_Aim_
Reproduce the listing below character for character; drop every image.
______
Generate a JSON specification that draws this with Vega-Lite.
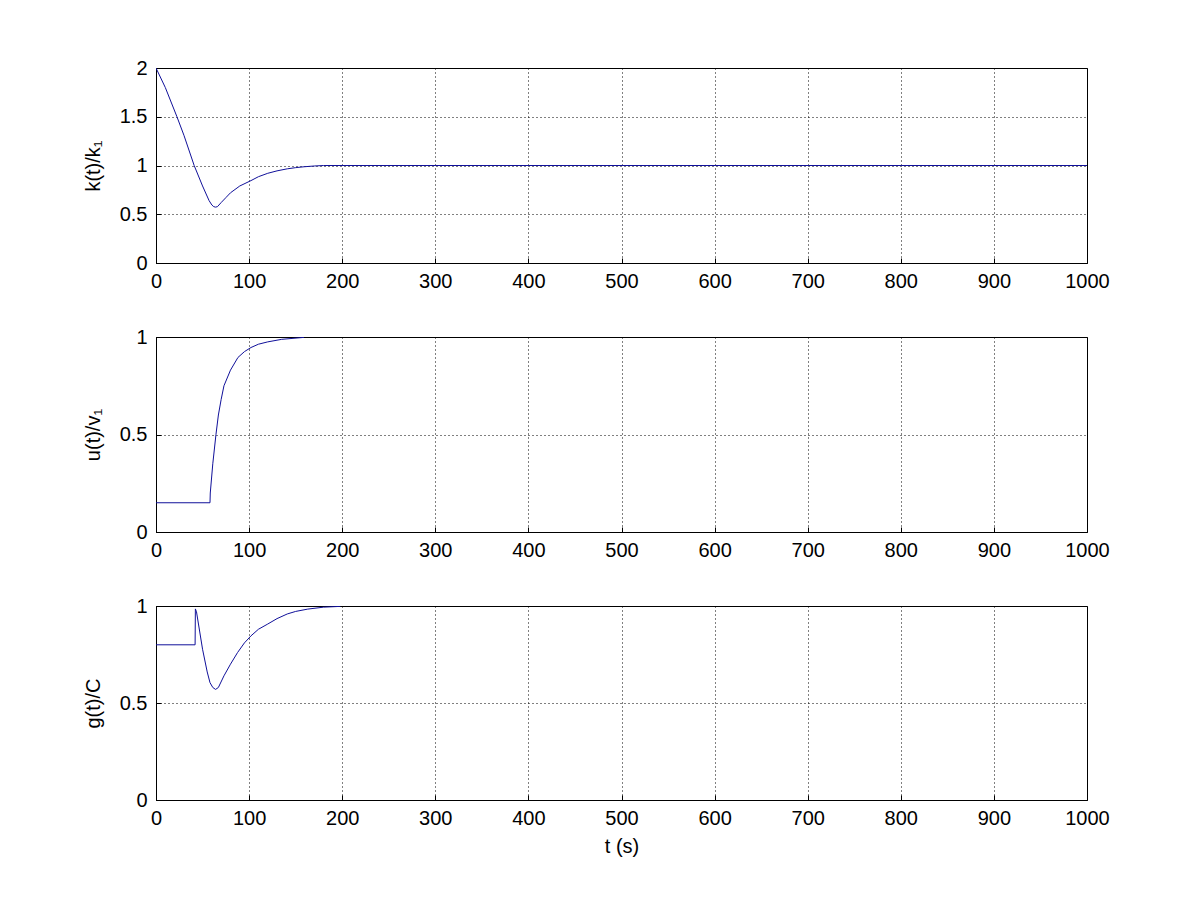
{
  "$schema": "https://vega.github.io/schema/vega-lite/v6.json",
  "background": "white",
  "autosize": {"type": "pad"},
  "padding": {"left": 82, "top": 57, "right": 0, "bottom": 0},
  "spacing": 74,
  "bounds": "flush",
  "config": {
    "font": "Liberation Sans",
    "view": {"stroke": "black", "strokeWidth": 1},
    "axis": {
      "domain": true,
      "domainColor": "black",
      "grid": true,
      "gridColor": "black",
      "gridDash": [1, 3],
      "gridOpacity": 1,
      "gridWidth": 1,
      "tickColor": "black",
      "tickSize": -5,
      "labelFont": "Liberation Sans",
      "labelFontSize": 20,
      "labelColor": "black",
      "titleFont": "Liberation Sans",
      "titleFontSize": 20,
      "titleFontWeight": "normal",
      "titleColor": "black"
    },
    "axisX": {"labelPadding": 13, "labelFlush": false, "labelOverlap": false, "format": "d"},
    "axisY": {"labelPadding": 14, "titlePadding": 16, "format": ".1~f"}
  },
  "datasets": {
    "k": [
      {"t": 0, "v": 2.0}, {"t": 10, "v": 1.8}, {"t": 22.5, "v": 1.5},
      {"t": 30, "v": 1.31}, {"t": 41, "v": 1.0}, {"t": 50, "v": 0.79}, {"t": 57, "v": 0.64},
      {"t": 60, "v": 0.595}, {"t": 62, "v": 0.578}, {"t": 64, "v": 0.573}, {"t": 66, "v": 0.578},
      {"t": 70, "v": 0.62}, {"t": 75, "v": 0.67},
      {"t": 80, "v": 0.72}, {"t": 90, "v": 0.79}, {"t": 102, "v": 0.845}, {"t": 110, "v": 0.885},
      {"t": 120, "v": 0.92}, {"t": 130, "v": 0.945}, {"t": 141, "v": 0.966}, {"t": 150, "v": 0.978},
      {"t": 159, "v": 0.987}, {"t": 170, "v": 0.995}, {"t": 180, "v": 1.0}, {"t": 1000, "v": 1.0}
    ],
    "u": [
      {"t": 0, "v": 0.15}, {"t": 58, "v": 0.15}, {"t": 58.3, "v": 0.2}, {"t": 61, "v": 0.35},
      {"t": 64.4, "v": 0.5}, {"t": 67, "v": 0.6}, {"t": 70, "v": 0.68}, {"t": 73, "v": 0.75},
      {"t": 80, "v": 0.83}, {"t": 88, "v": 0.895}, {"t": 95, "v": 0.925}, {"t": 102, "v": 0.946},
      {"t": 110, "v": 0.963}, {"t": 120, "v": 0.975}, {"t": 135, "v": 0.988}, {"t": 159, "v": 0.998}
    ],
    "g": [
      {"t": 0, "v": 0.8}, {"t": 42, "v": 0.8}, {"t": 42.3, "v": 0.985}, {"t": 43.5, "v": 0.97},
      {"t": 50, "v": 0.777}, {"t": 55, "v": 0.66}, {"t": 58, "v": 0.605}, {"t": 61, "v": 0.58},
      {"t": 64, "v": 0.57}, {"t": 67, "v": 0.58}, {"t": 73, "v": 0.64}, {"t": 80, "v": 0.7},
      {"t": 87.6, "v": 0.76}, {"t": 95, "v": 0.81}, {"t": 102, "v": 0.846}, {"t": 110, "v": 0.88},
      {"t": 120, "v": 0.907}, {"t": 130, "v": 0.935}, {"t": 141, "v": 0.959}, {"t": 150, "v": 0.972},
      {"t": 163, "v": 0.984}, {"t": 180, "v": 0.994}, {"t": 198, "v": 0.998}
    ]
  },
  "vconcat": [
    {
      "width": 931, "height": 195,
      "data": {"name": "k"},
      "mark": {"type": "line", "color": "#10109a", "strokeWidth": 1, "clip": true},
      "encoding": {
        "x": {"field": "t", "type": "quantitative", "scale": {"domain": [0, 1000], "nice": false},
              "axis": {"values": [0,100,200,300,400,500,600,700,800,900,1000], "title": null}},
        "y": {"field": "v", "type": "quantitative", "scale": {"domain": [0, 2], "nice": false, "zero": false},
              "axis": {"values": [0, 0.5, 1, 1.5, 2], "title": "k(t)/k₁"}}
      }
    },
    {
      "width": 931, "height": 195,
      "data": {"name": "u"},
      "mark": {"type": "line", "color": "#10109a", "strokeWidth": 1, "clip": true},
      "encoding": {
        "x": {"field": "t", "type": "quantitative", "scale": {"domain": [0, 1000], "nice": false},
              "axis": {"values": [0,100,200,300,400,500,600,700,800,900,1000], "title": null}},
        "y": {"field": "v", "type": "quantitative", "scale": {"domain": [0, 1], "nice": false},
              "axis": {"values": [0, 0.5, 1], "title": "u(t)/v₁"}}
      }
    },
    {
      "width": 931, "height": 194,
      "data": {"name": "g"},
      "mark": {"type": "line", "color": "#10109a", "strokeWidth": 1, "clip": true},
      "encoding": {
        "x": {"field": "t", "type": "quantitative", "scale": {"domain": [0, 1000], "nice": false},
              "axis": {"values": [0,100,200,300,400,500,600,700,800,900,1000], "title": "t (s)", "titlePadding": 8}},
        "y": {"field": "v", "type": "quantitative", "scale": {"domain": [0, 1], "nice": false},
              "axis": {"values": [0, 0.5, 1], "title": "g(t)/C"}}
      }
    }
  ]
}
______
_Written answer_
Generate a JSON specification that draws this with Vega-Lite.
{
  "$schema": "https://vega.github.io/schema/vega-lite/v6.json",
  "background": "white",
  "autosize": {"type": "pad"},
  "padding": {"left": 82, "top": 57, "right": 0, "bottom": 0},
  "spacing": 74,
  "bounds": "flush",
  "config": {
    "font": "Liberation Sans",
    "view": {"stroke": "black", "strokeWidth": 1},
    "axis": {
      "domain": true,
      "domainColor": "black",
      "grid": true,
      "gridColor": "black",
      "gridDash": [1, 3],
      "gridOpacity": 1,
      "gridWidth": 1,
      "tickColor": "black",
      "tickSize": -5,
      "labelFont": "Liberation Sans",
      "labelFontSize": 20,
      "labelColor": "black",
      "titleFont": "Liberation Sans",
      "titleFontSize": 20,
      "titleFontWeight": "normal",
      "titleColor": "black"
    },
    "axisX": {"labelPadding": 13, "labelFlush": false, "labelOverlap": false, "format": "d"},
    "axisY": {"labelPadding": 14, "titlePadding": 16, "format": ".1~f"}
  },
  "datasets": {
    "k": [
      {"t": 0, "v": 2.0}, {"t": 10, "v": 1.8}, {"t": 22.5, "v": 1.5},
      {"t": 30, "v": 1.31}, {"t": 41, "v": 1.0}, {"t": 50, "v": 0.79}, {"t": 57, "v": 0.64},
      {"t": 60, "v": 0.595}, {"t": 62, "v": 0.578}, {"t": 64, "v": 0.573}, {"t": 66, "v": 0.578},
      {"t": 70, "v": 0.62}, {"t": 75, "v": 0.67},
      {"t": 80, "v": 0.72}, {"t": 90, "v": 0.79}, {"t": 102, "v": 0.845}, {"t": 110, "v": 0.885},
      {"t": 120, "v": 0.92}, {"t": 130, "v": 0.945}, {"t": 141, "v": 0.966}, {"t": 150, "v": 0.978},
      {"t": 159, "v": 0.987}, {"t": 170, "v": 0.995}, {"t": 180, "v": 1.0}, {"t": 1000, "v": 1.0}
    ],
    "u": [
      {"t": 0, "v": 0.15}, {"t": 58, "v": 0.15}, {"t": 58.3, "v": 0.2}, {"t": 61, "v": 0.35},
      {"t": 64.4, "v": 0.5}, {"t": 67, "v": 0.6}, {"t": 70, "v": 0.68}, {"t": 73, "v": 0.75},
      {"t": 80, "v": 0.83}, {"t": 88, "v": 0.895}, {"t": 95, "v": 0.925}, {"t": 102, "v": 0.946},
      {"t": 110, "v": 0.963}, {"t": 120, "v": 0.975}, {"t": 135, "v": 0.988}, {"t": 159, "v": 0.998}
    ],
    "g": [
      {"t": 0, "v": 0.8}, {"t": 42, "v": 0.8}, {"t": 42.3, "v": 0.985}, {"t": 43.5, "v": 0.97},
      {"t": 50, "v": 0.777}, {"t": 55, "v": 0.66}, {"t": 58, "v": 0.605}, {"t": 61, "v": 0.58},
      {"t": 64, "v": 0.57}, {"t": 67, "v": 0.58}, {"t": 73, "v": 0.64}, {"t": 80, "v": 0.7},
      {"t": 87.6, "v": 0.76}, {"t": 95, "v": 0.81}, {"t": 102, "v": 0.846}, {"t": 110, "v": 0.88},
      {"t": 120, "v": 0.907}, {"t": 130, "v": 0.935}, {"t": 141, "v": 0.959}, {"t": 150, "v": 0.972},
      {"t": 163, "v": 0.984}, {"t": 180, "v": 0.994}, {"t": 198, "v": 0.998}
    ]
  },
  "vconcat": [
    {
      "width": 931, "height": 195,
      "data": {"name": "k"},
      "mark": {"type": "line", "color": "#10109a", "strokeWidth": 1, "clip": true},
      "encoding": {
        "x": {"field": "t", "type": "quantitative", "scale": {"domain": [0, 1000], "nice": false},
              "axis": {"values": [0,100,200,300,400,500,600,700,800,900,1000], "title": null}},
        "y": {"field": "v", "type": "quantitative", "scale": {"domain": [0, 2], "nice": false, "zero": false},
              "axis": {"values": [0, 0.5, 1, 1.5, 2], "title": "k(t)/k₁"}}
      }
    },
    {
      "width": 931, "height": 195,
      "data": {"name": "u"},
      "mark": {"type": "line", "color": "#10109a", "strokeWidth": 1, "clip": true},
      "encoding": {
        "x": {"field": "t", "type": "quantitative", "scale": {"domain": [0, 1000], "nice": false},
              "axis": {"values": [0,100,200,300,400,500,600,700,800,900,1000], "title": null}},
        "y": {"field": "v", "type": "quantitative", "scale": {"domain": [0, 1], "nice": false},
              "axis": {"values": [0, 0.5, 1], "title": "u(t)/v₁"}}
      }
    },
    {
      "width": 931, "height": 194,
      "data": {"name": "g"},
      "mark": {"type": "line", "color": "#10109a", "strokeWidth": 1, "clip": true},
      "encoding": {
        "x": {"field": "t", "type": "quantitative", "scale": {"domain": [0, 1000], "nice": false},
              "axis": {"values": [0,100,200,300,400,500,600,700,800,900,1000], "title": "t (s)", "titlePadding": 8}},
        "y": {"field": "v", "type": "quantitative", "scale": {"domain": [0, 1], "nice": false},
              "axis": {"values": [0, 0.5, 1], "title": "g(t)/C"}}
      }
    }
  ]
}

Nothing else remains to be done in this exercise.